Sunday, October 27, 2013 to Sunday, February 9, 2014

This exhibition will take a deep look at a rare collection of African objects acquired by the museum in 2010.

Sunday, February 16, 2014 to Sunday, May 11, 2014

The Cleveland Museum of Art will present Remaking Tradition: Modern Art of Japan which features over 50 masterpieces of modern Japanese art from the Tokyo National Museum. Exhibition highlights include six objects considered ‘Important Cultural Properties of Japan.’ These include Dancing Lady Maiko Girl by Kuroda Seiki and Portrait of Reiko by Kishida Ryusei as well as other important works in Japanese modern art history such as Mount Fuji Rising above Clouds by Yokoyama Taikan and Spring Rain by Shimomura Kanzan. This will be one of the largest exhibitions focused on Japanese modern art on view in the United States since World War II.

Sunday, March 2, 2014 to Monday, May 26, 2014

The Cleveland Museum of Art and The Phillips Collection have joined together to develop a ground-breaking exhibition that will present new insights into the art of Vincent van Gogh through a study of his “repetitions,” a term the artist used to describe a distinctive genre of works in his oeuvre.
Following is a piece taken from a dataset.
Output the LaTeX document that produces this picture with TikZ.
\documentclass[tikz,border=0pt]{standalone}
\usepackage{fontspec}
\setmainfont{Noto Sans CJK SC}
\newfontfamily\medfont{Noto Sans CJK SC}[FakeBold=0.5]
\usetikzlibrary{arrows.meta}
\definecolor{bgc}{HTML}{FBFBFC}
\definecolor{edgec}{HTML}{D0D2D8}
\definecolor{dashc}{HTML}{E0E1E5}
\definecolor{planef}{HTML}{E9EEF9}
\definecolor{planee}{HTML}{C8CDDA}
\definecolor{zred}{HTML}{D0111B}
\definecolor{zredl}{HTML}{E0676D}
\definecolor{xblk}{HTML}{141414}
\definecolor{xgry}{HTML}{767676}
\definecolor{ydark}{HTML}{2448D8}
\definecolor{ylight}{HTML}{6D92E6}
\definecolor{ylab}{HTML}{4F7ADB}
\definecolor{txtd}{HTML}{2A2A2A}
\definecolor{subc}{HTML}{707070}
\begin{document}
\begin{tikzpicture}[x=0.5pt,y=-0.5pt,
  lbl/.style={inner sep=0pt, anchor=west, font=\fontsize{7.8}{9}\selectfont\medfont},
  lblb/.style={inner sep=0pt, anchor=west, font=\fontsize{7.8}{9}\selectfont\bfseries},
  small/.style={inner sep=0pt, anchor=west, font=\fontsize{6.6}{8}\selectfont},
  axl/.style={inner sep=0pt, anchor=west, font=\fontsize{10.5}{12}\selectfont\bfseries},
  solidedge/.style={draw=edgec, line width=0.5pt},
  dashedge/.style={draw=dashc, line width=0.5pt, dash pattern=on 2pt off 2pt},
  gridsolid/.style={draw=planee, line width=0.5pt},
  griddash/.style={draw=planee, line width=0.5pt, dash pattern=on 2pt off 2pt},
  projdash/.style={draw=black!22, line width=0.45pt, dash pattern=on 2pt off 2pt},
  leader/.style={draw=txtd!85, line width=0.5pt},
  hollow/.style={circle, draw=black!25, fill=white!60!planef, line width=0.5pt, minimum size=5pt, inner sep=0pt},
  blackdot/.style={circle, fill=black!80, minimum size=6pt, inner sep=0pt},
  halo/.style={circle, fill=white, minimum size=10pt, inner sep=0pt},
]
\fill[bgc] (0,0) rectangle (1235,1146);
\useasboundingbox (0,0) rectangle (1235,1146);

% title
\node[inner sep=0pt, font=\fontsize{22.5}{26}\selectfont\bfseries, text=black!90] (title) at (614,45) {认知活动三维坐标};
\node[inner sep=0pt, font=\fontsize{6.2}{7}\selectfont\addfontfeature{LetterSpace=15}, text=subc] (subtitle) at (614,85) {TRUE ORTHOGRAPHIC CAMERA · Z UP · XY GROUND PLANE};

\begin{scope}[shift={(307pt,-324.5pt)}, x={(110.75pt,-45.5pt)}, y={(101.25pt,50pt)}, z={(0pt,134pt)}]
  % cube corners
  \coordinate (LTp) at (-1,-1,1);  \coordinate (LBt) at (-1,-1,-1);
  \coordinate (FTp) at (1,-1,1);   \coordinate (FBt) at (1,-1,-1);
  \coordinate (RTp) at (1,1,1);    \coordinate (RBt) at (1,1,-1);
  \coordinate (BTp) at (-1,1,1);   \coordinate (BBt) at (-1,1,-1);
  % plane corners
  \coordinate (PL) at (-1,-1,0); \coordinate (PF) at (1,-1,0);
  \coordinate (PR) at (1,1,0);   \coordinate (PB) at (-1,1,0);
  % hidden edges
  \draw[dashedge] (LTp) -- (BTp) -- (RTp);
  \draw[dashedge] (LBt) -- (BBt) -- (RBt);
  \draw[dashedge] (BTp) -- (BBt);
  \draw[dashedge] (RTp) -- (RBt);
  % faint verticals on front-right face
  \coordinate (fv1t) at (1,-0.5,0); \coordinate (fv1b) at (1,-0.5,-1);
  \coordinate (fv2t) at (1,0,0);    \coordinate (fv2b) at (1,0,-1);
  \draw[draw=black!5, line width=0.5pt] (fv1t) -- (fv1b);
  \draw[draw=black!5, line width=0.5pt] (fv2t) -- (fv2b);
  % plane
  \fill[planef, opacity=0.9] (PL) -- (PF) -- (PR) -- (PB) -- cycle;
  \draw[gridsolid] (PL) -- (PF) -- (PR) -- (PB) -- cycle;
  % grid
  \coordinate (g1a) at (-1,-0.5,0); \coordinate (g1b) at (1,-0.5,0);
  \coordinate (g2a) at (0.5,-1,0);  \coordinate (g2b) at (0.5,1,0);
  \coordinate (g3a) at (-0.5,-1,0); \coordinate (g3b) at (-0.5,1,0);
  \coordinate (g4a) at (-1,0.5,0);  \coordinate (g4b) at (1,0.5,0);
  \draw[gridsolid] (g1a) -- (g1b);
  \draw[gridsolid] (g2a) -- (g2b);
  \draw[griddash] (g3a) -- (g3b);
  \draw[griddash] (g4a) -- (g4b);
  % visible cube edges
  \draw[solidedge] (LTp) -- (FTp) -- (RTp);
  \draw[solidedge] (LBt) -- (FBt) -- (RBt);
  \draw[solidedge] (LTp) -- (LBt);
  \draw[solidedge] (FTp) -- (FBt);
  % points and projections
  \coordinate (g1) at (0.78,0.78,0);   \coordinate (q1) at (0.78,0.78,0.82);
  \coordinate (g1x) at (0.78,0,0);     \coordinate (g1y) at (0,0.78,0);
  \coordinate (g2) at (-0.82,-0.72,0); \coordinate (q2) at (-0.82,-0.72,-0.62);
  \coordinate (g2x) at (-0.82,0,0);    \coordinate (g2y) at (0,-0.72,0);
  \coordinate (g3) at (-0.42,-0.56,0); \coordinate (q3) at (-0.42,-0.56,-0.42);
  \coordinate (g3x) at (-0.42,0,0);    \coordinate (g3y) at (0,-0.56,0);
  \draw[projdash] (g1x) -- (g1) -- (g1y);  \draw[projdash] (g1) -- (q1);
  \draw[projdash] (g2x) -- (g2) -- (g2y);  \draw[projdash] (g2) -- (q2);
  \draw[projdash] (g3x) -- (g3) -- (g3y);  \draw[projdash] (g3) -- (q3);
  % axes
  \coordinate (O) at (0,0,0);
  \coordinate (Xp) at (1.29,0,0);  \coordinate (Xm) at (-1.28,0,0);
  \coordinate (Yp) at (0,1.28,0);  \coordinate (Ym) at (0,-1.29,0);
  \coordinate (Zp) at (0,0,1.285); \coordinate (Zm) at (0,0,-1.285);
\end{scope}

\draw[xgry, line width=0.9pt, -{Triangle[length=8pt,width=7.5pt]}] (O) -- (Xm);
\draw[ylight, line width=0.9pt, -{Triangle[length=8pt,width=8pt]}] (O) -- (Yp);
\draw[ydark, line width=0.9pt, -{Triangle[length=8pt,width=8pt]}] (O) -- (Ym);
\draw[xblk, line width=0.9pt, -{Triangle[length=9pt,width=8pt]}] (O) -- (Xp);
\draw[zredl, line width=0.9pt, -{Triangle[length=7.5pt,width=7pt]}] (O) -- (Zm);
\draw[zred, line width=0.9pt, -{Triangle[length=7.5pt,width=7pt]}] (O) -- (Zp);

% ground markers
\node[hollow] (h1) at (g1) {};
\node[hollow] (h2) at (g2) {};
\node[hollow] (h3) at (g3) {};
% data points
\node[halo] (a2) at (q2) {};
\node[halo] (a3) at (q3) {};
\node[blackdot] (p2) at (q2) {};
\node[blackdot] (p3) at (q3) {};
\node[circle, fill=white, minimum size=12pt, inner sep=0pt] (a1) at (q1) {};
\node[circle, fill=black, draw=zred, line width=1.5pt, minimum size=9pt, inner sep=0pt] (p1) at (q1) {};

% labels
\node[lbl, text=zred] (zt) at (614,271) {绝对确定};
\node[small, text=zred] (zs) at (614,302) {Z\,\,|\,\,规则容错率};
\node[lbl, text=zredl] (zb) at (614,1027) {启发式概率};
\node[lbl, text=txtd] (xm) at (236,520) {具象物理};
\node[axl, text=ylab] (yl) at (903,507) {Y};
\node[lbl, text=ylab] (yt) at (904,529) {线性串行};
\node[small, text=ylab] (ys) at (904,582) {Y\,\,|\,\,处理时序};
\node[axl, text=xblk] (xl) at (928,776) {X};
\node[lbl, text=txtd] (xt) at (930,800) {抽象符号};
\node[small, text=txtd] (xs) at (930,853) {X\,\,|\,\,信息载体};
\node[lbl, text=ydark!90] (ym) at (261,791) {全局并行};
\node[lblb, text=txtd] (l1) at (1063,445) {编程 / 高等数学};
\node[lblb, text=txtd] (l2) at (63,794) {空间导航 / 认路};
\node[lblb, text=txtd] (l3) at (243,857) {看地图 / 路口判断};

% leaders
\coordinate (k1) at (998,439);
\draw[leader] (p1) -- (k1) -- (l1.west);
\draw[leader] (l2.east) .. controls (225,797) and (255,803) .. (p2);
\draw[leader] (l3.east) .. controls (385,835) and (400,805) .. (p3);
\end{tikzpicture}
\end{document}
As the first exhibition to focus specifically on pairs or groups of works by Van Gogh that feature nearly identical compositions, this project seeks to make a valuable contribution to Van Gogh scholarship and to give broad audiences a new understanding of a fascinating aspect of the artist’s work.

Sunday, June 15, 2014 to Sunday, September 14, 2014

In 125 photographs and illustrated books, the Raymond collection tells two stories: one of a radical moment in early twentieth century art and the other of an impassioned collector whose adventurous spirit and vision harmonized perfectly with his subject. Beginning in the 1990s, art collector and filmmaker David Raymond judiciously sought out vintage prints from the 1920s through the 1940s that reflect the eye in its wild state (l’oeil a l’etat sauvage), remaining true to the spirit of Andre Breton, founder of the first surrealist group in Paris. Raymond’s holdings of surrealist and modernist photography were distinguished by their quality, breadth and rarity of subject matter. In 2007, the Cleveland Museum of Art made a major, transformative acquisition by acquiring that collection, one of the most important holdings of twentieth century Surrealist photography that remained in private hands.
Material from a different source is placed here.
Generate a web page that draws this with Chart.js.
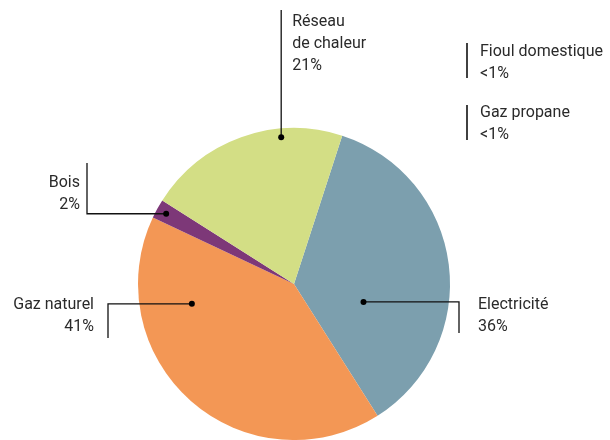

Sunday, June 22, 2014 to Sunday, September 7, 2014

The Cleveland Museum of Art will present Yoga: The Art of Transformation, the world’s first exhibition about yoga’s visual history, will explore yoga’s meanings and transformations over time, including its entry into the global arena; yoga’s goals of spiritual enlightenment, worldly power and health and well-being; and the beauty and profundity of Indian art.

Sunday, October 19, 2014 to Sunday, January 18, 2015

By the beginning of the 15th century, Florence was establishing itself as a city celebrated for its art and renowned for its artists. Brunelleschi’s Dome, one of the great architectural achievements of the age, towered above the Cathedral and cast its shadow over the city. Artists like Masaccio, Fra Angelico, Donatello, Botticelli and Verrocchio developed innovative approaches to painting, sculpture and architecture. Nurtured by civic and private patrons and fuelled by rivalry among themselves, these and other artists transformed the physical fabric of the city, laying the foundation for a remarkable epoch in art history.